Roberto B. Tan, Treasurer of the Philippines, representing the chair of the V20, says that the goal of the partnership with the international community is to make sure that when disasters strike, the mechanisms and support are in place so people can get back on their feet as soon as possible, therefore minimizing the impact on development gains and preventing uncontrolled humanitarian crises. “We know investment in preparedness saves lives and dollars and thus makes financial and economic sense. If we plan ahead, we will create a situation where instead of wave after wave of climate-driven natural disasters destroying what gains communities have made, they can pick up their lives again as soon as possible.

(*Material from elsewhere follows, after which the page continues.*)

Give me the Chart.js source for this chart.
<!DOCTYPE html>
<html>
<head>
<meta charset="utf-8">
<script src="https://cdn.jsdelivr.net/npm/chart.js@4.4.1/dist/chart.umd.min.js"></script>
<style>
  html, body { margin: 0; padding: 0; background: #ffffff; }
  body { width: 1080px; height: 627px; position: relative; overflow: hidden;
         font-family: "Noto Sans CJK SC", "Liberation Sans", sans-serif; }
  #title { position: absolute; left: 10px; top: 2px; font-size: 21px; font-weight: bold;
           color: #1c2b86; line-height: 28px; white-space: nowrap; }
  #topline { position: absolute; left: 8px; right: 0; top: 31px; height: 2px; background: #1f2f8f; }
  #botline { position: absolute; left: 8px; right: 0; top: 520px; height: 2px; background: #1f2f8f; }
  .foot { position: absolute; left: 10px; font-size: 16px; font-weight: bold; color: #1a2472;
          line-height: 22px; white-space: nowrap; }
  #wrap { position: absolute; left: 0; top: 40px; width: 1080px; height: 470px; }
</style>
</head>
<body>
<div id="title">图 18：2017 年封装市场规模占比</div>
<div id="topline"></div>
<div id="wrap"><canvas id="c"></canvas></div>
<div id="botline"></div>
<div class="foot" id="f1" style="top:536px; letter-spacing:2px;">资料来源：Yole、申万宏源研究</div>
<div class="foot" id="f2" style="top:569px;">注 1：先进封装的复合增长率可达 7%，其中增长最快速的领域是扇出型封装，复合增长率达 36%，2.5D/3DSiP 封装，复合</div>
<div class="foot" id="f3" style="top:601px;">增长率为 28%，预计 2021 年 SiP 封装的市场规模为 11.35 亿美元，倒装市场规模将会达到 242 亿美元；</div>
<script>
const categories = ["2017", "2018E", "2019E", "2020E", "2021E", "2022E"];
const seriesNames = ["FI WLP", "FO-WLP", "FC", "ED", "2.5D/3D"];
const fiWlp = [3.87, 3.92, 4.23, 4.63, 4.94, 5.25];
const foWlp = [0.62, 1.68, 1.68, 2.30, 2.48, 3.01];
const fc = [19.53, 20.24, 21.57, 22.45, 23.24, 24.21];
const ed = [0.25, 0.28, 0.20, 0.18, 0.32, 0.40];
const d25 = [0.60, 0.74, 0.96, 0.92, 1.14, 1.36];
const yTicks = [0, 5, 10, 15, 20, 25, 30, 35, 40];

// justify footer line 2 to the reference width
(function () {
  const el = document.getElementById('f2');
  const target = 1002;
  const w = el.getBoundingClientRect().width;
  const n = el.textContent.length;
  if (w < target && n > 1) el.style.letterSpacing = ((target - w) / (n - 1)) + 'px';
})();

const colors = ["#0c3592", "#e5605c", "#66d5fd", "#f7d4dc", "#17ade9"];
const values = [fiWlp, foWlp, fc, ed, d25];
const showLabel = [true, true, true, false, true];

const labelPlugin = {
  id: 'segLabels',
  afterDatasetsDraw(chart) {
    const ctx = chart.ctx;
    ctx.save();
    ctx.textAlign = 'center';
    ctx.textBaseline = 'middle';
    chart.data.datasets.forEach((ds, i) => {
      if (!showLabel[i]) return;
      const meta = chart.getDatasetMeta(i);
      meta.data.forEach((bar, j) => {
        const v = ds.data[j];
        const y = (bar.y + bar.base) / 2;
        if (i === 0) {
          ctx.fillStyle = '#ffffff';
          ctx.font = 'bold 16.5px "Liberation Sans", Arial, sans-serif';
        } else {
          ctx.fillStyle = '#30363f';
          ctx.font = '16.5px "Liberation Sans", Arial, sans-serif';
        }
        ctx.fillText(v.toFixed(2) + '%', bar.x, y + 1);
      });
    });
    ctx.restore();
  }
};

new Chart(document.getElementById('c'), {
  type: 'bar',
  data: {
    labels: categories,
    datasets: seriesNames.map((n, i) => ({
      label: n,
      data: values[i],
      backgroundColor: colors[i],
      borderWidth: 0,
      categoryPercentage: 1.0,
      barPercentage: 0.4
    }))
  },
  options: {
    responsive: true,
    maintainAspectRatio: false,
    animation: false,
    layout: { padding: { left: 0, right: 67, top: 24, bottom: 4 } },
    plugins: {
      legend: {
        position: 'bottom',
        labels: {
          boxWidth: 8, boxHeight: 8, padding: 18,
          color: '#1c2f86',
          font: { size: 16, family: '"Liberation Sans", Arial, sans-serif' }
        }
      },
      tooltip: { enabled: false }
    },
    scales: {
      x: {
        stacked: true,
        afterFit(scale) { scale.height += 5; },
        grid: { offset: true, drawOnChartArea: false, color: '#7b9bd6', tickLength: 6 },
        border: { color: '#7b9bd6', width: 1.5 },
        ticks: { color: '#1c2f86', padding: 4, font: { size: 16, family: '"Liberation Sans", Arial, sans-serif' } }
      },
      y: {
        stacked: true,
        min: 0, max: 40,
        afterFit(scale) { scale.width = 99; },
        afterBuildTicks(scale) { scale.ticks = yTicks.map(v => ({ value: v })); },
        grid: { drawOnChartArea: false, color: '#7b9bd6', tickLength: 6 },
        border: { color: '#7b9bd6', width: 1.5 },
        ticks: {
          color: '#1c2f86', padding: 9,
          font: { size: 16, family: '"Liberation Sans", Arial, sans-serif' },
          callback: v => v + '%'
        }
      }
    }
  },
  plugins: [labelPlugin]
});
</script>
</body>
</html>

Crises such as those from natural disasters and effects of climate change should no longer spin out of control,” Treasurer Tan says.
United Nations Development Program Administrator Helen Clark says: “This partnership will help countries to reach an adequate level of preparedness for disasters and other shocks. The aim is to save lives, safeguard development gains, and reduce the economic impacts of crises. Importantly, this also safeguards development gains, which can otherwise be lost with each disaster, she said. “This new partnership puts at-risk countries in the driver’s seat and brings together the work of development and humanitarian actors in a coherent way.”
Stephen O’Brien, United Nations Under-Secretary-General for Humanitarian Affairs and Emergency Relief Coordinator states: “Extreme weather and other shocks shouldn’t become major humanitarian disasters if we better anticipate and plan for them ahead, and reinforce local response capacity. The global preparedness partnership led by countries most at risk of climate change through the V20 provides a key opportunity to make this happen”.
Laura Tuck, Vice President for Sustainable Development at the World Bank adds: “At the initiative of the Vulnerable Twenty Group of countries, we are joining UN agencies to support a global preparedness partnership to help build strong national and local institutions and ensure that planning and financing for preparedness are integral parts of countries’ disaster management frameworks.”
“The world’s population that depends on farming, livestock, fishing and forests for their food and livelihoods, are highly vulnerable to natural disasters, whether provoked by extreme events such as storms, droughts, floods or earthquakes. Farming remains a key economic activity for millions of people across the developing world and the bedrock of food security,” said FAO Director-General José Graziano da Silva. “This new effort will help build up the resilience of rural communities and boost national capacities to prepare for problems and respond effectively to disasters when they occur,” he added.
“As climate change increases the frequency and intensity of natural disasters, there is a need to shift from a focus on crisis response to taking anticipatory actions to manage risks. The global preparedness partnership recognizes that predictable finance and strengthened government capacity are essential for saving lives and reducing the cost of responding to disasters”, concludes Ertharin Cousin, Executive Director of the UN World Food Programme.
The partnership will become operational later this year and seeks to provide the initial 20 countries with support to achieve:
better access to risk analysis and early warning;
contingency plans with clear lines of responsibility, triggers for action, and pre-committed finance;
developing social protection, basic services and delivery systems capable of responding to shocks.